Friday 27 May 2016

Top 4 on Friday - Spurs captains

Hugo Loris is probably the best keeper we have had at the club - but does he rate as a captain? In fairness, he has some giant names to live up to.

This week's Top 4 on Friday looks at Tottenham's best skippers throughout the years...


4. Gary Mabbutt (611 appearances/ 477 league, 1982-98)

Not remembered as a feared or rock-hard centre-back but one of the nice guys of the game and one of the finest pros to grace a football pitch. 

Mabbutt, now 54, joined us from Bristol Rovers in 1982 and went on to rack up a massive 611 games for Spurs. 

He won 16 England caps and was part of the side (?) that won the 1984 uefa cup.

He captained us from 1987 to 1998, leading us to FA cup glory in 1991, just about keeping live wire Paul Gascoigne in check until the final. 

He battled diabetes from the age of 17 - but that  didn't stand in his way and Mabbutt is still second on club's all-time appearances list.


3. Ron burgess (339 app / 297 league, 1938-1954)

Not a name with which younger generations of Spurs fans are all too familiar but the midfielder is one of the club's most amazing success stories.

Burgess captained Arthur Rowe's famous push n run team to back-to back titles, winning promotion from the Second Division in 1949-50 and winning the league in 1950-51.


Yet the club nearly ended his career before it began, rejecting him after a year as an amateur and packing him back off to Wales. 

But on attending one last A-team game, he found them a player short, stepped in to help out and the rest is history.

He played his debut in 1939 but his early years were interrupted by the war. Still, he managed to make 339 appearances and will always be the man who captained us to a first league title. 


2. Danny Blanchflower (382 apps / 337 league, 1954-64)
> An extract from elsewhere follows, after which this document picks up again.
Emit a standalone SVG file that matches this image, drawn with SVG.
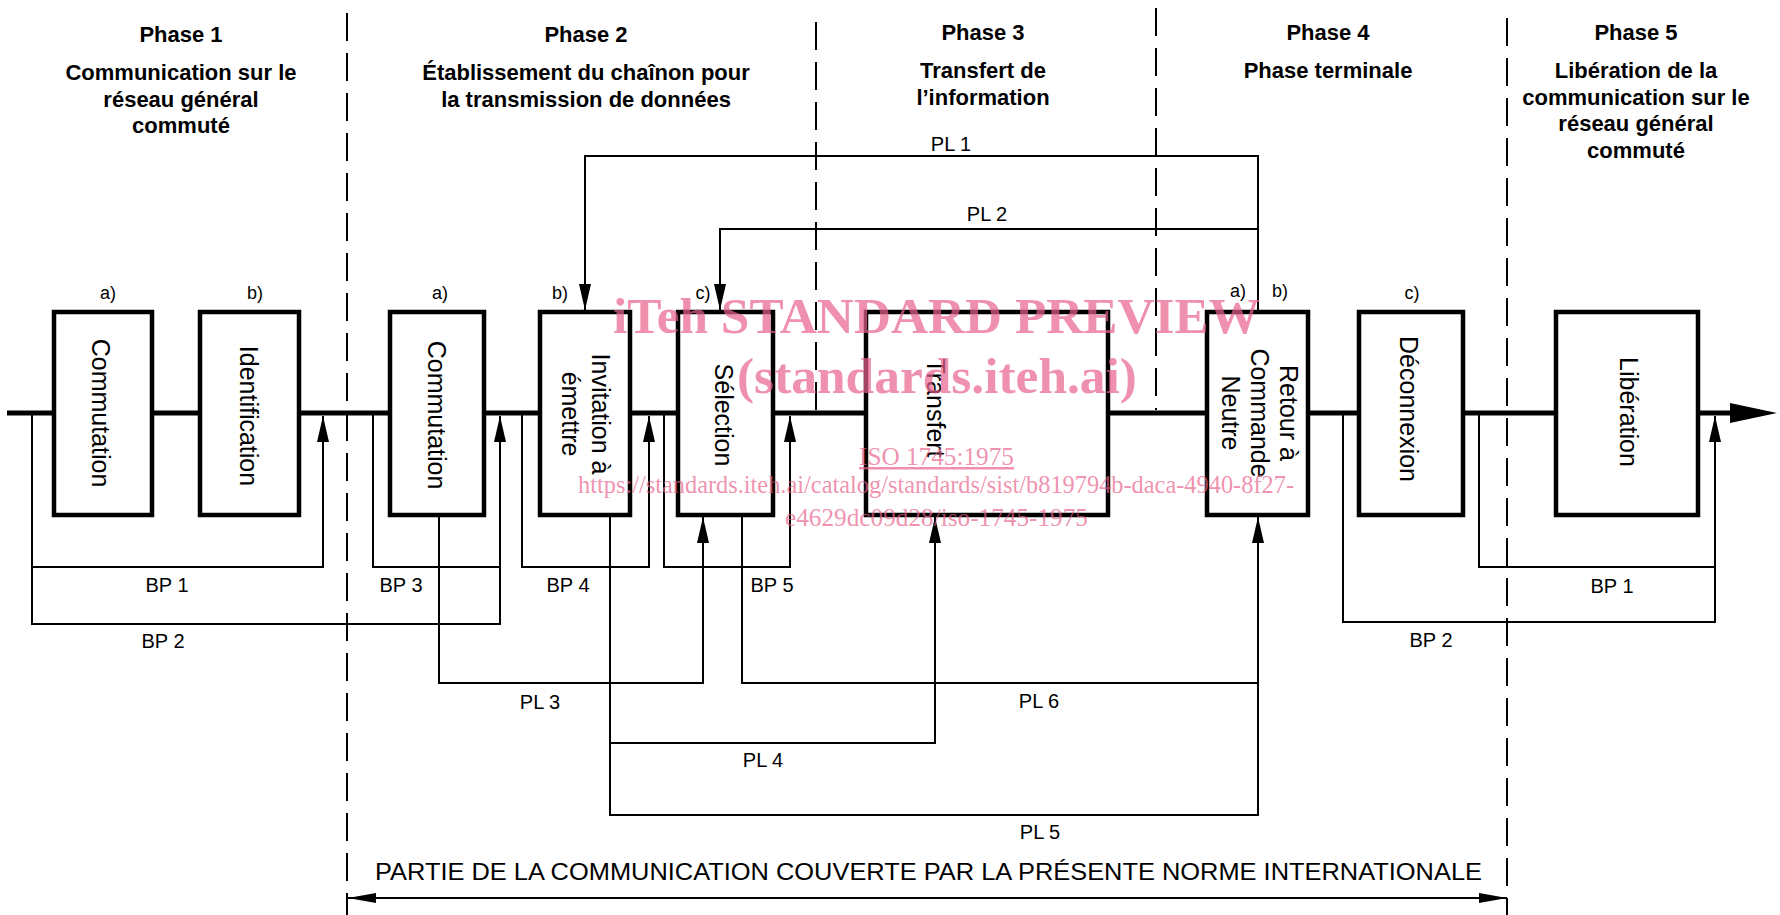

Blanchflower was more than just a footballer, he was a character. The complete package - a winner and a leader, to whom style and substance was equally as important as success. 

Poetic in both voice and playing style, his quotes live on at the club and a section of one - "the game is about glory" is emblazoned around White Hart Lane.
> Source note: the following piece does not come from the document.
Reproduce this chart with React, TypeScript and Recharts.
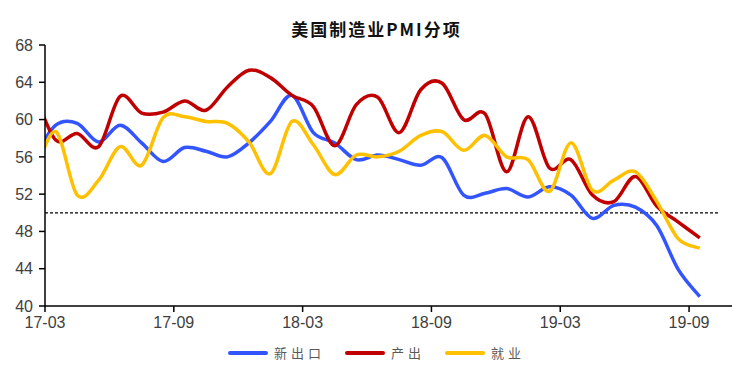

Arthur Rowe brought the midfielder to Spurs in 1954 but, after Rowe’s retirement saw assistant Jimmy Anderson step up from the assistant role, Blanchflower was axed from the captaincy for making on-field changes. It was a minor setback.

Bill Nicholson arrived as boss in 1958 and made Blanchflower his skipper. The pair complemented one another - both passionate, determined and Spurs to the core. 

The rest is history as the partnership helped bring the League and FA Cup Double in 1960-61, as well as the Cup again in 1962 and the Cup Winners Cup in 1963. 

Blanchflower retired in 1964 to become a journalist, amid fleeting flirtations with management. He died in 1993, aged 67.


1. Steve Perryman (854 apps / 655 league, 1969-1985)

As far as Tottenham Hotspur go, Steve Perryman is Mr Loyal. And that is what gives him the edge over Danny Blanchflower.

Not only does he top the club’s all-time appearances chart with 655, but he has more medals than any player in Spurs’ history.

Perryman, who played 17 seasons at White Hart Lane, was given the captaincy at just 20 years old and held it for 14 years until he departed for Oxford in 1985.


As a midfield general he was compact but tough and won helped us to League Cup glory in 1971 and 1973, the UEFA Cup in 1972 and 1984 as well as back-to-back FA Cups in 1981 and 82.

He played under legendary bosses Bill Nicholson and Keith Burkinshaw, as well as alongside a who’s who of Tottenham legends, including Glenn Hoddle, Ossie Ardiles, Ricky Villa, Alan Mullery, Martin Chivers, Martin Peters and many more.

Perryman’s titanic Tottenham career never got the recognition it deserved at international level. He only ever won one England cap, playing just 20 minutes of a 1-1 draw against Iceland in 1982.

In fairness he had some big names to compete with as Trevor Brooking, Ray Wilkins, Terry McDermott and Bryan Robson were picked ahead of him. You cannot help but think that, had Perryman featured in his heyday, England might not have missed qualification for the 1974 and 1978 World Cups.